In integrated manufacturing environments, certain work order status fields are especially important for achieving reliable, real time visibility across MES, ERP, quality, and maintenance systems. These fields help different systems interpret where an order is in its lifecycle and what actions are required.
Core status fields that should be aligned across systems
While naming conventions differ by site and software, most plants benefit from standardizing at least the following fields and values:
- Lifecycle state (overall work order status)
Indicates the main stage of the order, such as planned, released, in progress, on hold, completed, or cancelled. This is the primary status used by upstream planning systems and downstream consumers of production data.
- Release / dispatch status
Shows whether the order is authorized to start on the shop floor. Common values include created, approved, and released to production. This supports handoff from ERP or planning to MES or dispatching tools.
- Execution progress status
Represents where execution stands, for example not started, running, paused, waiting for material, waiting for operator, or waiting for quality. This drives real time visibility in operations dashboards and helps separate genuine production time from various waiting states.

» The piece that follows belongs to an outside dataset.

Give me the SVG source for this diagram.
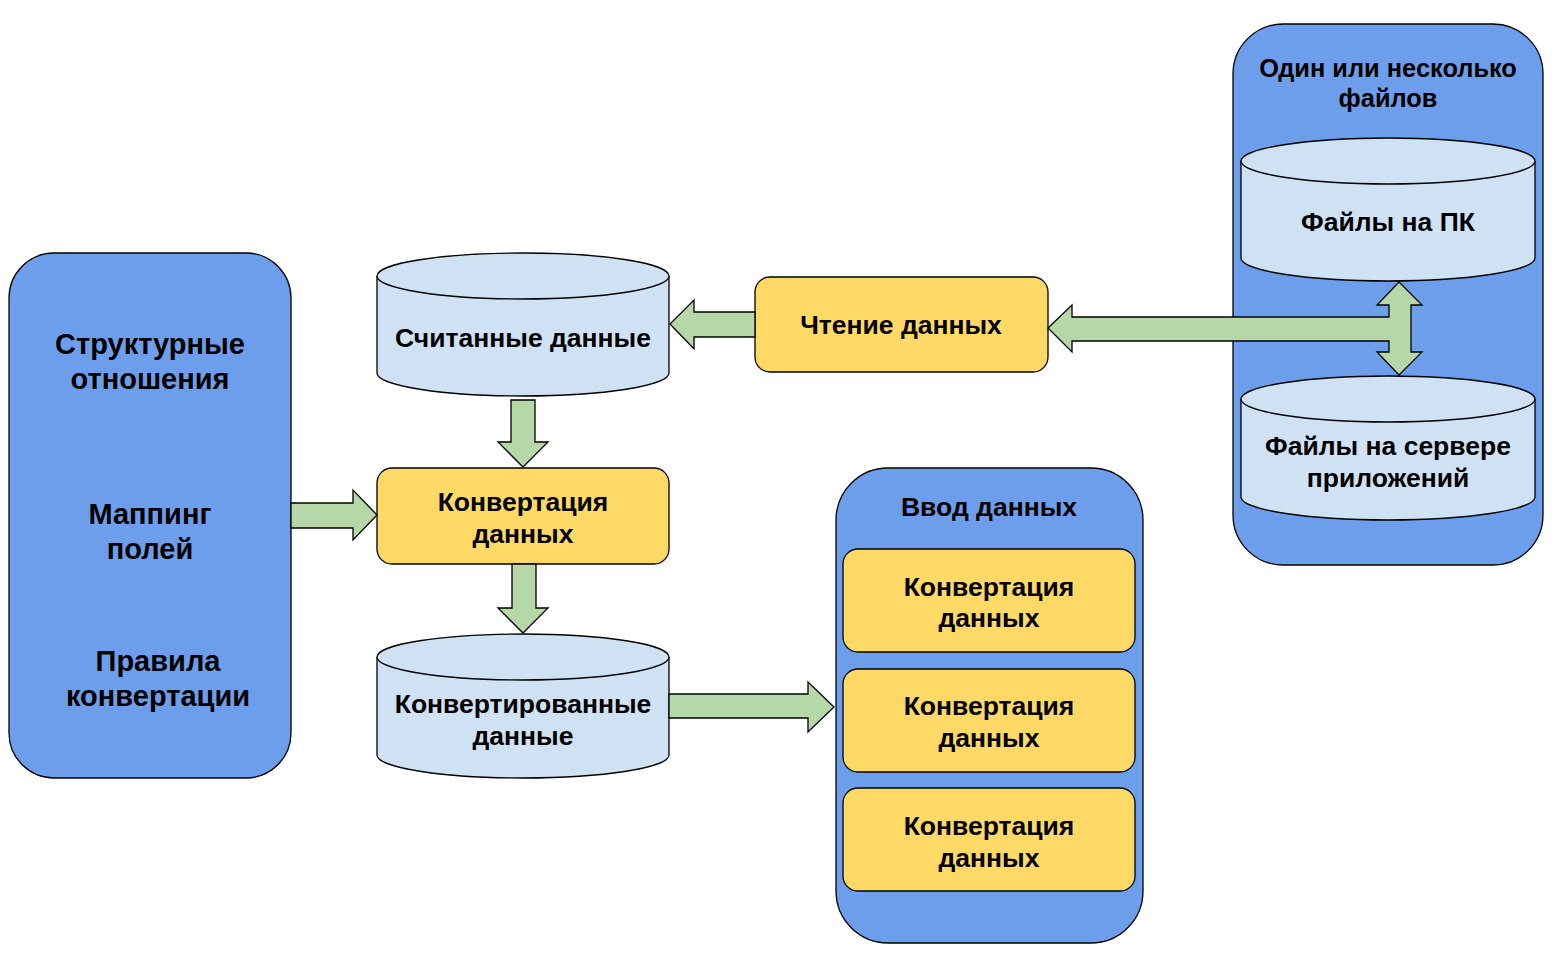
<svg xmlns="http://www.w3.org/2000/svg" width="1552" height="968" viewBox="0 0 1552 968">
<style>
.cont{fill:#6d9eeb;stroke:#000;stroke-width:1.3}
.box{fill:#ffd966;stroke:#000;stroke-width:1.3}
.cyl{fill:#cfe2f3;stroke:#000;stroke-width:1.3}
.arr{fill:#b6d7a8;stroke:#000;stroke-width:1.3;stroke-linejoin:miter}
text{font-family:"Liberation Sans",Arial,sans-serif;font-weight:bold;font-size:26.5px;text-anchor:middle;fill:#000}
.big{font-size:29px}
.ttl{font-size:25.4px}
</style>
<rect width="1552" height="968" fill="#fff"/>
<g id="left-panel">
<rect class="cont" x="9" y="253" width="282" height="525" rx="45" ry="45"/>
<text class="big" x="150" y="354">Структурные</text>
<text class="big" x="150" y="389">отношения</text>
<text class="big" x="150" y="524">Маппинг</text>
<text class="big" x="150" y="559">полей</text>
<text class="big" x="158" y="671">Правила</text>
<text class="big" x="158" y="706">конвертации</text>
</g>
<g id="files-container">
<rect class="cont" x="1233" y="24" width="310" height="541" rx="50" ry="50"/>
<text class="ttl" x="1388" y="77">Один или несколько</text>
<text class="ttl" x="1388" y="107">файлов</text>
</g>
<g id="input-container">
<rect class="cont" x="836" y="468" width="307" height="475" rx="52" ry="52"/>
<text x="989" y="516">Ввод данных</text>
</g>
<g id="read-data">
<path class="cyl" d="M377,276 A146,23 0 0 1 669,276 V373 A146,23 0 0 1 377,373 Z"/>
<path class="cyl" d="M377,276 A146,23 0 0 0 669,276" fill="none"/>
<text x="523" y="347">Считанные данные</text>
</g>
<g id="reading">
<rect class="box" x="755" y="277" width="293" height="95" rx="15" ry="15"/>
<text x="901" y="334">Чтение данных</text>
</g>
<g id="conversion">
<rect class="box" x="377" y="468" width="292" height="96" rx="15" ry="15"/>
<text x="523" y="511">Конвертация</text>
<text x="523" y="543">данных</text>
</g>
<g id="converted-data">
<path class="cyl" d="M377,657 A146,23 0 0 1 669,657 V755 A146,23 0 0 1 377,755 Z"/>
<path class="cyl" d="M377,657 A146,23 0 0 0 669,657" fill="none"/>
<text x="523" y="713">Конвертированные</text>
<text x="523" y="745">данные</text>
</g>
<g id="files-pc">
<path class="cyl" d="M1241,161 A147,23 0 0 1 1535,161 V258 A147,23 0 0 1 1241,258 Z"/>
<path class="cyl" d="M1241,161 A147,23 0 0 0 1535,161" fill="none"/>
<text x="1388" y="231">Файлы на ПК</text>
</g>
<g id="files-server">
<path class="cyl" d="M1241,399 A147,23 0 0 1 1535,399 V497 A147,23 0 0 1 1241,497 Z"/>
<path class="cyl" d="M1241,399 A147,23 0 0 0 1535,399" fill="none"/>
<text x="1388" y="455">Файлы на сервере</text>
<text x="1388" y="487">приложений</text>
</g>
<g id="input-1">
<rect class="box" x="843" y="549" width="292" height="103" rx="15" ry="15"/>
<text x="989" y="596">Конвертация</text>
<text x="989" y="627">данных</text>
</g>
<g id="input-2">
<rect class="box" x="843" y="669" width="292" height="103" rx="15" ry="15"/>
<text x="989" y="715">Конвертация</text>
<text x="989" y="747">данных</text>
</g>
<g id="input-3">
<rect class="box" x="843" y="788" width="292" height="103" rx="15" ry="15"/>
<text x="989" y="835">Конвертация</text>
<text x="989" y="867">данных</text>
</g>
<g id="connectors">
<polygon class="arr" points="755,312 694,312 694,300 670,324 694,349 694,337 755,337"/>
<polygon class="arr" points="511,400 535,400 535,442 548,442 523,467 498,442 511,442"/>
<polygon class="arr" points="291,503 353,503 353,490 377,515 353,540 353,528 291,528"/>
<polygon class="arr" points="512,564 536,564 536,608 548,608 523,633 498,608 512,608"/>
<polygon class="arr" points="669,694 808,694 808,682 834,707 808,732 808,718 669,718"/>
<polygon class="arr" points="1048,328 1072,305 1072,317 1389,317 1389,305 1377,305 1399,282 1422,305 1411,305 1411,352 1422,352 1399,375 1377,352 1389,352 1389,341 1072,341 1072,352"/>
</g>
</svg>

- Hold / block status and reason
Shows whether the order is on hold and why, such as quality issue, engineering review, safety concern, or supplier problem. Reason codes are important for performance analysis, root cause work, and escalation across teams.
- Quantity status
Captures the relationship between planned and actual quantities at the order level: produced, remaining, scrapped, and rework quantities. This supports inventory accuracy, costing, and yield / scrap reporting across systems.
- Quality / inspection status
Indicates whether required inspections are pending, in progress, passed, or failed for the work order or major operations. This is often consumed by quality systems and is critical in regulated environments for release decisions.
- Scheduling status
Specifies whether the order is scheduled, firmed, rescheduled, or unscheduled, often with a current start/finish window. Planning and scheduling tools rely on this to coordinate capacity and prioritize work.

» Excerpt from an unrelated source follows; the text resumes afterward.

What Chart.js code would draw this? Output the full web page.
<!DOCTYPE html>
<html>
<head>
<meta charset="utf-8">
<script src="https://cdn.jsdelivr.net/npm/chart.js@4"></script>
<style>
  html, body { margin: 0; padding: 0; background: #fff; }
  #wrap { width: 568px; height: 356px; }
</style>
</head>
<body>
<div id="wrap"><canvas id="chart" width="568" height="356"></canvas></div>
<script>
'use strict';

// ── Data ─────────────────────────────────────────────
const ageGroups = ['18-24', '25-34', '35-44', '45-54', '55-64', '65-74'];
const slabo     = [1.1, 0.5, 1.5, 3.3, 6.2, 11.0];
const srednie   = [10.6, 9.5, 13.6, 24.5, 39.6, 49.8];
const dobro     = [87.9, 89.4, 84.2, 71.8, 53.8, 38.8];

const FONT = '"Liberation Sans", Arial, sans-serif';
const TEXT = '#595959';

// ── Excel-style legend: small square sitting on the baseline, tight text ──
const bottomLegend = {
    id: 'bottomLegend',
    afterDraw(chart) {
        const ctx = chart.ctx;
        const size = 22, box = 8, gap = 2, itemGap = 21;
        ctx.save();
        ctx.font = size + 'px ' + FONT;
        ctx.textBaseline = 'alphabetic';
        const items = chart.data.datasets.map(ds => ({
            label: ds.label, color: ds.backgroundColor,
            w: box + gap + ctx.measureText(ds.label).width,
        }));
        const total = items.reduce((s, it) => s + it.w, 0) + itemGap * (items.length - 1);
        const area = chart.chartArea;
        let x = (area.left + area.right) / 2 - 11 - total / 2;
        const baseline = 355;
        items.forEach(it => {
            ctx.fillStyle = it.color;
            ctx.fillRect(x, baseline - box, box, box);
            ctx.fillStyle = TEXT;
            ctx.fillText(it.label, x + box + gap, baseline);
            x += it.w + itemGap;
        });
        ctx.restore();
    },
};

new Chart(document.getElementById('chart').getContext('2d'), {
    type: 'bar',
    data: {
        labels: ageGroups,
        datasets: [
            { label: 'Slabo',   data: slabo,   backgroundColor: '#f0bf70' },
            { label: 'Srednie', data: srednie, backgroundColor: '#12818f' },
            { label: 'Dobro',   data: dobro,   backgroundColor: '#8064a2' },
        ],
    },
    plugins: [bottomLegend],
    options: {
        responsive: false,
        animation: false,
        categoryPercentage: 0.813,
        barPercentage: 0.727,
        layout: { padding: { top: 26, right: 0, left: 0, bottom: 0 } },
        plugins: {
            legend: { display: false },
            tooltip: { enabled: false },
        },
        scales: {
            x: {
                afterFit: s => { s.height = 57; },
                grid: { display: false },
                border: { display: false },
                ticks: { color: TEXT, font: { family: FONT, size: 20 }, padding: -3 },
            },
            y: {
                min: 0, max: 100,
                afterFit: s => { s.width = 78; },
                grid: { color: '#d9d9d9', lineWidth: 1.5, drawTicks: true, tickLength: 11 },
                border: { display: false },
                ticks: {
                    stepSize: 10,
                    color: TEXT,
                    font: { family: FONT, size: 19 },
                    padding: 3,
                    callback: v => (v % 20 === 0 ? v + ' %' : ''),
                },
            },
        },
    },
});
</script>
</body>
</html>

- Closure / confirmation status
Shows whether time, materials, and confirmations are fully posted and whether the order is technically or financially closed. This is important for ERP, costing, and period-end processes.
Data attributes that support status visibility
Certain non-status fields are also important to interpret work order status correctly across systems:
- Timestamps for key events, such as release time, first start, last stop, and completion time.
- Responsible resource, such as work center, machine, or line, to understand where the order is physically running.
- Priority / sequence, which helps operations decide what to run next when multiple orders are in a similar status.
- Version / revision identifiers for the routing, BOM, and work instructions, which are often crucial in regulated production.
Practical considerations for real time visibility
To use these fields effectively for real time visibility across systems:
- Define a small set of standard status values and map vendor-specific or site-specific codes to them.
- Keep status transitions simple and well documented so operators and systems update them consistently.
- Ensure that MES, ERP, and other tools exchange only the status fields that each system owns, avoiding conflicting updates.
- Regularly validate that status timestamps and reason codes align with observed shop floor behavior.
When these key work order status fields are well defined, synchronized, and consistently used, they form the backbone of reliable shop floor visibility and operations intelligence across systems.